Return the material exactly, first line through the line containing "plt.rcParams['mathtext.fontset'] = 'stix'", and nothing more. Pictures stay out.

## Begin GIVEN DATA

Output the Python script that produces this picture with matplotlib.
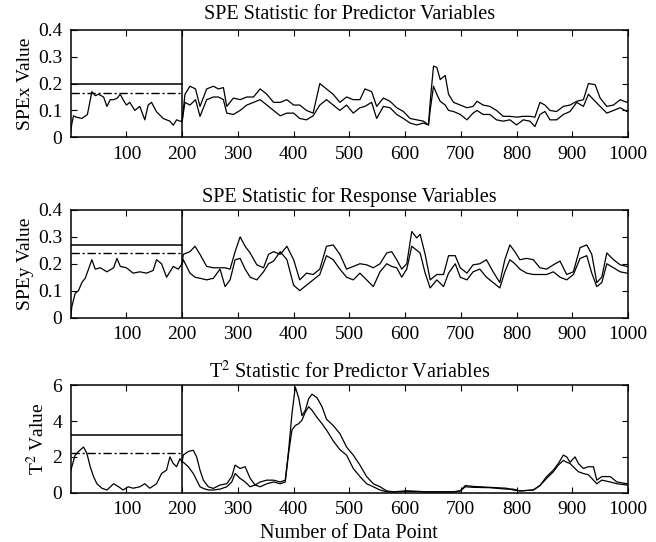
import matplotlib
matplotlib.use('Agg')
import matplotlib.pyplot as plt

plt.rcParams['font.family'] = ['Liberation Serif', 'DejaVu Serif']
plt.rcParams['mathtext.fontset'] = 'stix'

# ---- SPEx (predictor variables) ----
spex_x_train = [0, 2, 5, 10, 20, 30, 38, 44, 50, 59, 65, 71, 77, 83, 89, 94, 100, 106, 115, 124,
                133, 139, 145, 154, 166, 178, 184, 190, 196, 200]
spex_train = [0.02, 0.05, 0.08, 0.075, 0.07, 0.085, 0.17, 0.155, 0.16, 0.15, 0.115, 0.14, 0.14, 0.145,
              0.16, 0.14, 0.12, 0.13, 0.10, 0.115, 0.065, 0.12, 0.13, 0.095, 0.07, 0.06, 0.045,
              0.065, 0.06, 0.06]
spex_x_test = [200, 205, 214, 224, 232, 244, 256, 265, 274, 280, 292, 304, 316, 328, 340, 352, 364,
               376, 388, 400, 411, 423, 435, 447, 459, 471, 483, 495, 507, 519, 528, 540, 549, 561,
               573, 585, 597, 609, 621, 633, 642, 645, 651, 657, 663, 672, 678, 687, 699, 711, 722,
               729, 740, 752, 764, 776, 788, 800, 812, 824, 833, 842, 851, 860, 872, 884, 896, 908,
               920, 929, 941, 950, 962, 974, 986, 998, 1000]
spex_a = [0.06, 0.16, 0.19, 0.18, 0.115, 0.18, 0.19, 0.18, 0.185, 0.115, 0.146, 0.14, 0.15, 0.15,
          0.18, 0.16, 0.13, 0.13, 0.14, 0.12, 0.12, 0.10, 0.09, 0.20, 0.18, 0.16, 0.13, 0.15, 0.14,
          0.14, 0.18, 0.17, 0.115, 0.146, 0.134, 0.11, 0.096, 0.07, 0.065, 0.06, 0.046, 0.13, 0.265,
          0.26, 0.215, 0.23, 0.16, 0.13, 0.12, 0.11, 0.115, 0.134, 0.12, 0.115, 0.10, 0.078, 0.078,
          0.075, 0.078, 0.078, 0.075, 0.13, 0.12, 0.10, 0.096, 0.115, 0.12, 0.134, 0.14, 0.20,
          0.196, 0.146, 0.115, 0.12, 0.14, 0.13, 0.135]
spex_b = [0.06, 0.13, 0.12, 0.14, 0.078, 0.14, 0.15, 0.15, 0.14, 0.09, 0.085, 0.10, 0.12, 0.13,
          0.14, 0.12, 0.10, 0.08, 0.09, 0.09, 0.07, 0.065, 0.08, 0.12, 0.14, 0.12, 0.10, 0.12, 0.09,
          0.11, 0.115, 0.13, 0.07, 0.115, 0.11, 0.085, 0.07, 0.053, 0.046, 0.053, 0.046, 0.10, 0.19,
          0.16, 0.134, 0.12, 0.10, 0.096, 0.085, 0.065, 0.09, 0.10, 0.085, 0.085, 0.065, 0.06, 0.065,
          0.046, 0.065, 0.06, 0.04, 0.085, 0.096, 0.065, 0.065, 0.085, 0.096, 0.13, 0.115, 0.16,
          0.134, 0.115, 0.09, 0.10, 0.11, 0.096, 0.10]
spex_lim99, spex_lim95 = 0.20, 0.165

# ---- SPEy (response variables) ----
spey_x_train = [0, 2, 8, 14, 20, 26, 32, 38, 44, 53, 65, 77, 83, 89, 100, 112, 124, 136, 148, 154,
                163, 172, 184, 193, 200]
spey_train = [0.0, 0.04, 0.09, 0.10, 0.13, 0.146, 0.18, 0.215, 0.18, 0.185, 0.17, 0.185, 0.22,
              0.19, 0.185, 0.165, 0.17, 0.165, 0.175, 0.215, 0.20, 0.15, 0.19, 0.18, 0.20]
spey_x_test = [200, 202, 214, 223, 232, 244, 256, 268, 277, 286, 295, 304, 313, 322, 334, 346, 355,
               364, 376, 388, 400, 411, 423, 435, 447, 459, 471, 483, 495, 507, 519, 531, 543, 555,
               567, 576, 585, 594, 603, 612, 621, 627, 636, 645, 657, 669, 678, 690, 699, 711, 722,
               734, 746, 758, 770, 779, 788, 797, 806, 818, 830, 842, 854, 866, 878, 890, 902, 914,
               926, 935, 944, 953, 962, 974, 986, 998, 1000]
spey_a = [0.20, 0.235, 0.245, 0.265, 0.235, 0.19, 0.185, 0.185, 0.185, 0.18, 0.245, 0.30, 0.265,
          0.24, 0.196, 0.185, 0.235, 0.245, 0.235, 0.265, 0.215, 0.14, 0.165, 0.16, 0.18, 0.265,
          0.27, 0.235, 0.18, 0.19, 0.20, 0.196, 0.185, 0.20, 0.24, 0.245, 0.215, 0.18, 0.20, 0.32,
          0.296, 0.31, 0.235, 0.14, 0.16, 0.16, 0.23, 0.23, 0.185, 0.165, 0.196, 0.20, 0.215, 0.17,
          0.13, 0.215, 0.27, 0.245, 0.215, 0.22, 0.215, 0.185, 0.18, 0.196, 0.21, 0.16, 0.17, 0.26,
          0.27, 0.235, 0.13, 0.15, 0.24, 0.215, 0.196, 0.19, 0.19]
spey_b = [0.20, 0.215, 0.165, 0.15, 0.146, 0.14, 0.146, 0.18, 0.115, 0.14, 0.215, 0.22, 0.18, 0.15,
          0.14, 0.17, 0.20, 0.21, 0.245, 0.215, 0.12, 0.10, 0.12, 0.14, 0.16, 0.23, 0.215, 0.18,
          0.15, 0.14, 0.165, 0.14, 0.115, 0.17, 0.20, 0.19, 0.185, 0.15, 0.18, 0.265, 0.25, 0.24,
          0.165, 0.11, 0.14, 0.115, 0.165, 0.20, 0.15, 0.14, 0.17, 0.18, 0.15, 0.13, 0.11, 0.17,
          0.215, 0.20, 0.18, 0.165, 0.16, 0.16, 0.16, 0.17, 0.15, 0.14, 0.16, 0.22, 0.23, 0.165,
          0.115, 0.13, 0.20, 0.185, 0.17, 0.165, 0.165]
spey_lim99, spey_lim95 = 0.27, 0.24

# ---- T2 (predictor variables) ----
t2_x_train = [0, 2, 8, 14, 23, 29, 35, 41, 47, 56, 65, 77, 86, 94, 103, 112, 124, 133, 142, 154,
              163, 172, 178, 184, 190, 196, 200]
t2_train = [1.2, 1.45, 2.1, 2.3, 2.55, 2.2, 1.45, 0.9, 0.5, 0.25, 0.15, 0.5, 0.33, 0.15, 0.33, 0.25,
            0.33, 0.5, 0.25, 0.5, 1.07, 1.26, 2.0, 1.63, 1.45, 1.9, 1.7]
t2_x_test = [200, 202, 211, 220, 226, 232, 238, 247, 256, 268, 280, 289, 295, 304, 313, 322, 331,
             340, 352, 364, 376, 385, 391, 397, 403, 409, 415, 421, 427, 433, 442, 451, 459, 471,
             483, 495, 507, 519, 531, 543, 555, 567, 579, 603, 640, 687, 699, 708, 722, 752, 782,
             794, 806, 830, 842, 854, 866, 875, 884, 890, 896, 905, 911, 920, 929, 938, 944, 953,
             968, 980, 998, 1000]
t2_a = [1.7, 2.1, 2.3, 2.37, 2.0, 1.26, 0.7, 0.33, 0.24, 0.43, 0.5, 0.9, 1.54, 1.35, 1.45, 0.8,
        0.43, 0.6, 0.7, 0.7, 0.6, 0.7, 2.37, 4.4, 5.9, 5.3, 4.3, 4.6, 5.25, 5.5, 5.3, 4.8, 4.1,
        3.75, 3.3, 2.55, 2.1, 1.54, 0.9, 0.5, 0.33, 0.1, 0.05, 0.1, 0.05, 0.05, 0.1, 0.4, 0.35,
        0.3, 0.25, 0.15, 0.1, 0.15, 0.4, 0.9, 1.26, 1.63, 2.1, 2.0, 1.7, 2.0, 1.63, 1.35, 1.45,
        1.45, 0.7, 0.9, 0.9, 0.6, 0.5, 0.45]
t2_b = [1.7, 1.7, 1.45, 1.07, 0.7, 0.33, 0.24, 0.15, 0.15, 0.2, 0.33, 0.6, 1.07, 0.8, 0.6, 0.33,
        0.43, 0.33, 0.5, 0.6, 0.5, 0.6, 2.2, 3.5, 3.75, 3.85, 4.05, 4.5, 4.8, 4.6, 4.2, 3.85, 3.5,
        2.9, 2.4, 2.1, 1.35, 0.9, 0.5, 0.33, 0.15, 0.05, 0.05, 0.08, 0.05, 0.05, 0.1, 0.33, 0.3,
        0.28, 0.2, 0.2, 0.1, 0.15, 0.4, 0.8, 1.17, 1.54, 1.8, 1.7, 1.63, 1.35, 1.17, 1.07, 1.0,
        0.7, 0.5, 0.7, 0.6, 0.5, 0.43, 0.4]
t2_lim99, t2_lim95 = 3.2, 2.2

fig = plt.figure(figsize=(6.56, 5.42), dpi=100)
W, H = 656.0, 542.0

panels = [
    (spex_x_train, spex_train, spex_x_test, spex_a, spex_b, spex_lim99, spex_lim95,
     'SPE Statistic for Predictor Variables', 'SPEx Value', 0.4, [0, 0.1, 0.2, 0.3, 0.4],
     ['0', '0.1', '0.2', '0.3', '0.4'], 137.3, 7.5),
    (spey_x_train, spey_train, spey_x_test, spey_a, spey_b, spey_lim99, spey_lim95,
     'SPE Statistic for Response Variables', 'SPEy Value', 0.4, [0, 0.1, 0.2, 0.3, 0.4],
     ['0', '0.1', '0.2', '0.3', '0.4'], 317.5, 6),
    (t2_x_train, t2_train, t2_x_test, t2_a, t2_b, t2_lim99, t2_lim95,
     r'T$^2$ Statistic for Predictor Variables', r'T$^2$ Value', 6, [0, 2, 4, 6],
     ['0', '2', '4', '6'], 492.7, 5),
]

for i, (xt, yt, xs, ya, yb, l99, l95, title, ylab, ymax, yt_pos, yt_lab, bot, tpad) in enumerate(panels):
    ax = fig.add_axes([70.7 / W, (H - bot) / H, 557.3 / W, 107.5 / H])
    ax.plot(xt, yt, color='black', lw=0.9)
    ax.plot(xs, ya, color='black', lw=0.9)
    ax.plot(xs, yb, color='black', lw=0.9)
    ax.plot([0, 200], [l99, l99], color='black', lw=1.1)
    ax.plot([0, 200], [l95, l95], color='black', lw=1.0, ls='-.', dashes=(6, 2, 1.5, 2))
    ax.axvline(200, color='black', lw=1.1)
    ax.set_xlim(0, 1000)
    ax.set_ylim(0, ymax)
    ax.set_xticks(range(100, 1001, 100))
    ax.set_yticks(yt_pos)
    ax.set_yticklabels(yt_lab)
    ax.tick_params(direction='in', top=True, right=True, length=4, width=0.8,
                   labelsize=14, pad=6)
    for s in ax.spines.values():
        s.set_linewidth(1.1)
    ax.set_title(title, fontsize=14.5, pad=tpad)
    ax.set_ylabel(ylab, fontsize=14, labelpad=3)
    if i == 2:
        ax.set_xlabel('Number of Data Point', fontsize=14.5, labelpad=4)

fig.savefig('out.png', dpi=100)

## End GIVEN DATA

▶ **RESULT OF THIS EXERCISE**
Output the Python script that produces this picture with matplotlib.
import matplotlib
matplotlib.use('Agg')
import matplotlib.pyplot as plt

plt.rcParams['font.family'] = ['Liberation Serif', 'DejaVu Serif']
plt.rcParams['mathtext.fontset'] = 'stix'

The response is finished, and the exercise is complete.